IMANI’s Brief on Springfield’s Latest Dance with Our Government

* In February 2025, the new Minister of Energy announced Ghana’s withdrawal of the forced unitisation directive between ENI’s Sankofa field and Springfield’s Afina discovery.

* IMANI was full of praise for the Minister because the forced unitisation order first issued in April 2020 was plainly absurd. It sought to compel Eni and Vitol to combine the Sankofa field (developed at a cost of almost $7bn) that was a proven, producing, field with Springfield’s Afina, which did not even have confirmed commercial find and hand over 55% of the merged field to Springfield.
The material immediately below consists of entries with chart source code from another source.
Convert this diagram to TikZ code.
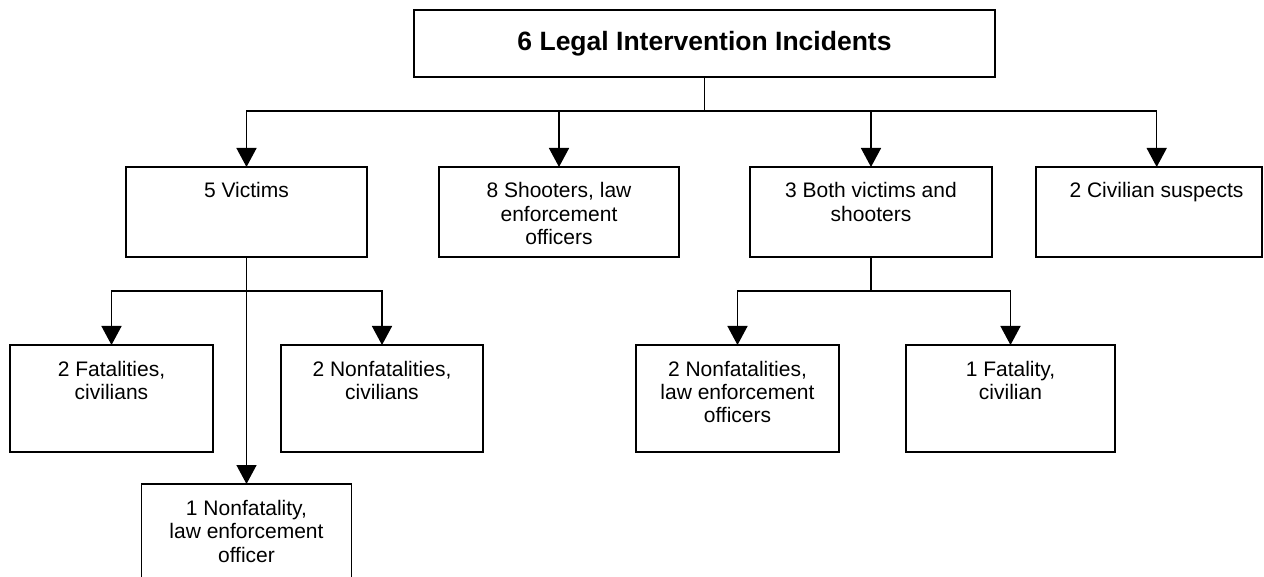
\documentclass[tikz,border=0pt]{standalone}
\usepackage{fontspec}
\setmainfont{Liberation Sans}
\usetikzlibrary{arrows.meta}
\newcommand{\bxt}[3]{\parbox[t][#2pt][t]{#1pt}{\centering\rule{0pt}{31pt}#3}}
\begin{document}
\begin{tikzpicture}[x=1pt,y=-1pt,
  boxnode/.style={draw, line width=1.6pt, inner sep=0pt, outer sep=0pt, anchor=north west, font=\fontsize{21}{23.5}\selectfont},
  conn/.style={line width=1.5pt},
  arr/.style={conn, -{Triangle[width=20pt,length=19pt]}}]
\useasboundingbox (0,0) rectangle (1264,577);
% top
\node[boxnode] (top) at (414,10) {\parbox[c][67pt][c]{581pt}{\centering\bfseries\fontsize{26.5}{30}\selectfont 6 Legal Intervention Incidents}};
% row 2
\node[boxnode] (v) at (126,167) {\bxt{241}{90}{5 Victims}};
\node[boxnode] (s) at (439,167) {\bxt{240}{90}{8 Shooters, law\\enforcement\\officers}};
\node[boxnode] (b) at (750,167) {\bxt{242}{90}{3 Both victims and\\shooters}};
\node[boxnode] (c) at (1036,167) {\bxt{226}{90}{\hspace*{15pt}2 Civilian suspects}};
% row 3
\node[boxnode] (f) at (10,345) {\bxt{203}{107}{2 Fatalities,\\civilians}};
\node[boxnode] (nc) at (281,345) {\bxt{202}{107}{2 Nonfatalities,\\civilians}};
\node[boxnode] (nl) at (636,345) {\bxt{203}{107}{2 Nonfatalities,\\law enforcement\\officers}};
\node[boxnode] (fc) at (906,345) {\bxt{209}{107}{1 Fatality,\\civilian}};
% row 4
\node[boxnode] (n1) at (141.5,484) {\bxt{210}{107}{1 Nonfatality,\\law enforcement\\officer}};
% connectors
\coordinate (j1) at (704.5,111);
\coordinate (cn) at (1156.7,167);
\draw[conn] (top.south) -- (j1);
\draw[arr] (j1) -| (v.north);
\draw[arr] (j1) -| (s.north);
\draw[arr] (j1) -| (b.north);
\draw[arr] (j1) -| (cn);
\coordinate (j2) at (246.5,291);
\draw[arr] (v.south) -- (n1.north);
\draw[arr] (j2) -| (f.north);
\draw[arr] (j2) -| (nc.north);
\coordinate (j3) at (871,291);
\draw[conn] (b.south) -- (j3);
\draw[arr] (j3) -| (nl.north);
\draw[arr] (j3) -| (fc.north);
\end{tikzpicture}
\end{document}
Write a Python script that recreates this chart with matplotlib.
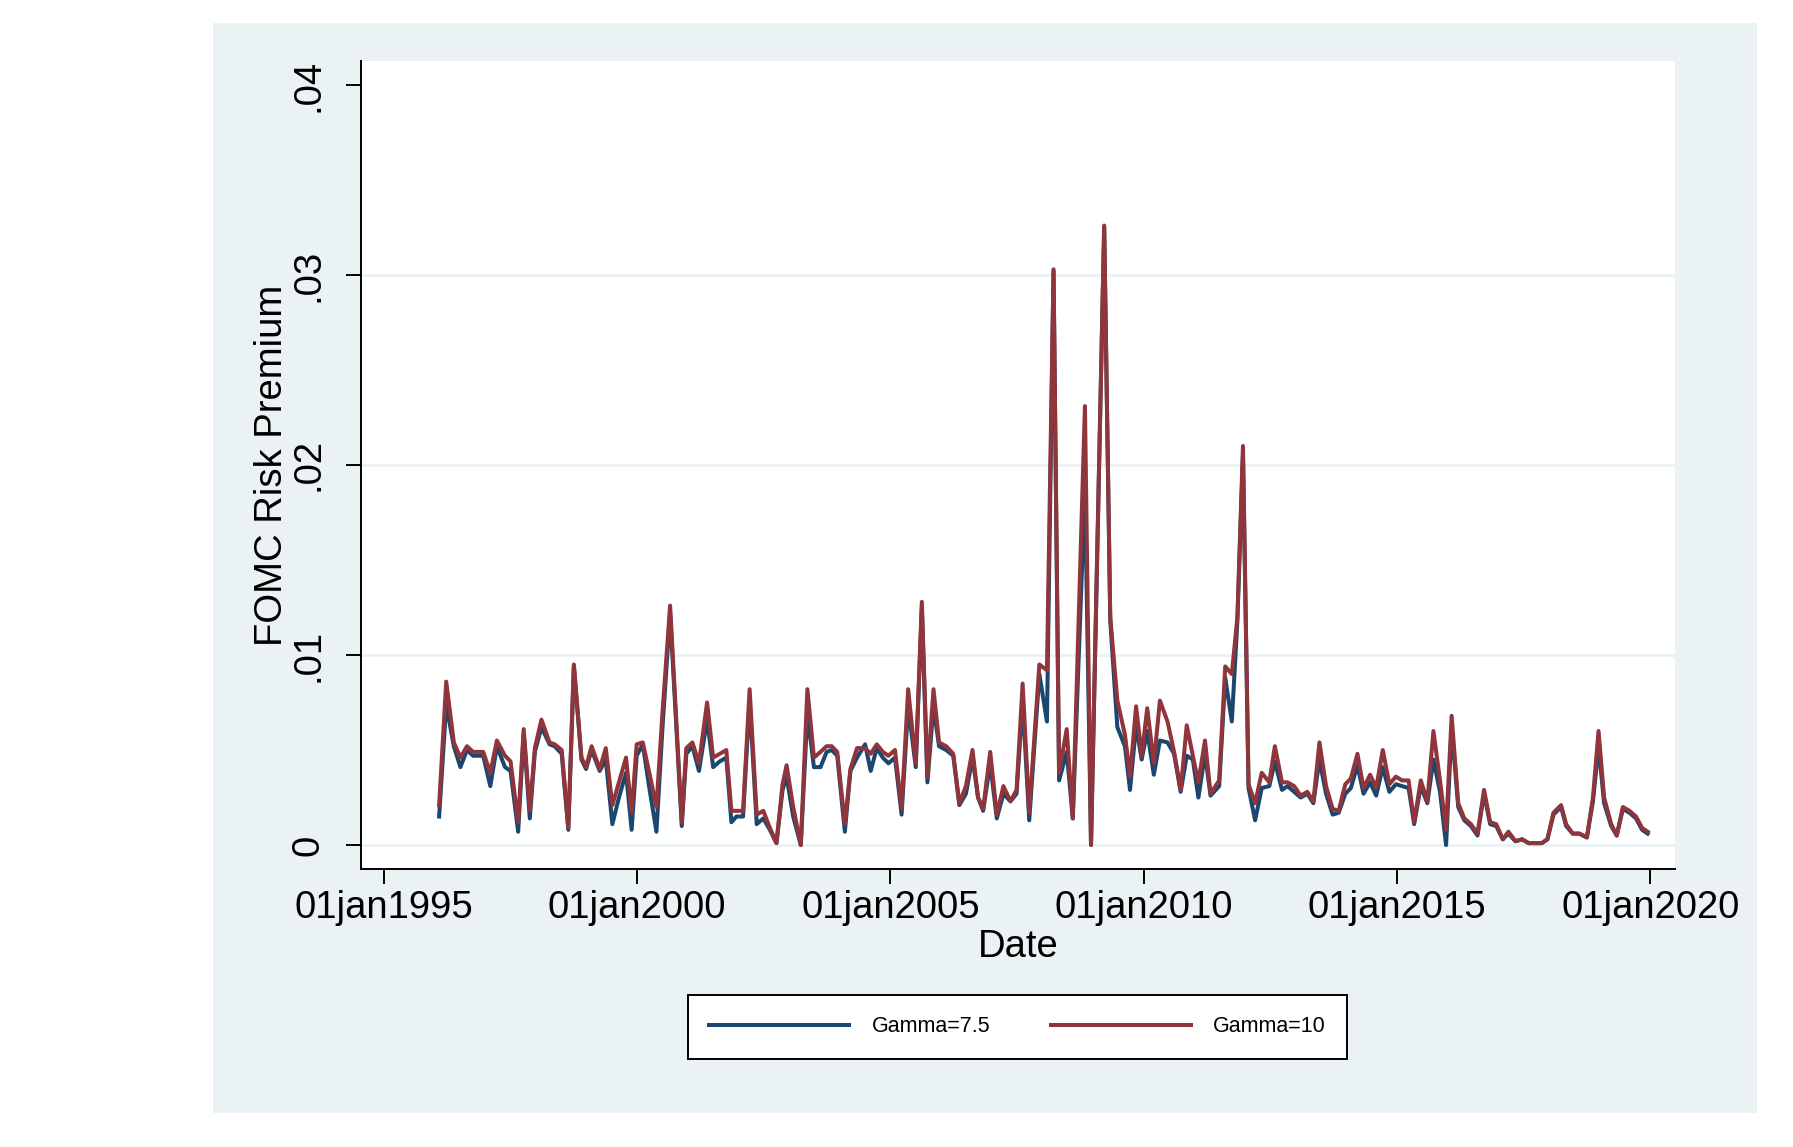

* IMANI is aware of the intense lobbying of the current government by powerful people who held sway over the previous one to persist the wrongheaded policies of the past. The government’s and the Minister’s decision to stand their ground on the unitisation issue thus impressed us.

* News that the government may want to buy Afina outright worries us because it could open the door for a capitulation to the lobbyists and backroom dealers.

* Afina remains a high-uncertainty asset. It is essentially a one-well discovery with long-delayed appraisal, fragmented testing history, and contested resource estimates. The absence of consistent, transparent, regulator-validated data makes any attempt to fix a reliable commercial value inherently speculative and vulnerable to political influence.

* At any rate, Ghana owns stakes already in Afina through Explorco and GNPC. It can choose to lend funds to the implicit joint venture to de-risk the Afina prospect through additional appraisal, including by drilling another well to improve commercial confidence.

* This loan can be structured as a convertible with Ghana owning the exclusive option to convert the loan to additional equity in the block. The option could have step-up provisions towards granting Ghana a controlling stake if necessary.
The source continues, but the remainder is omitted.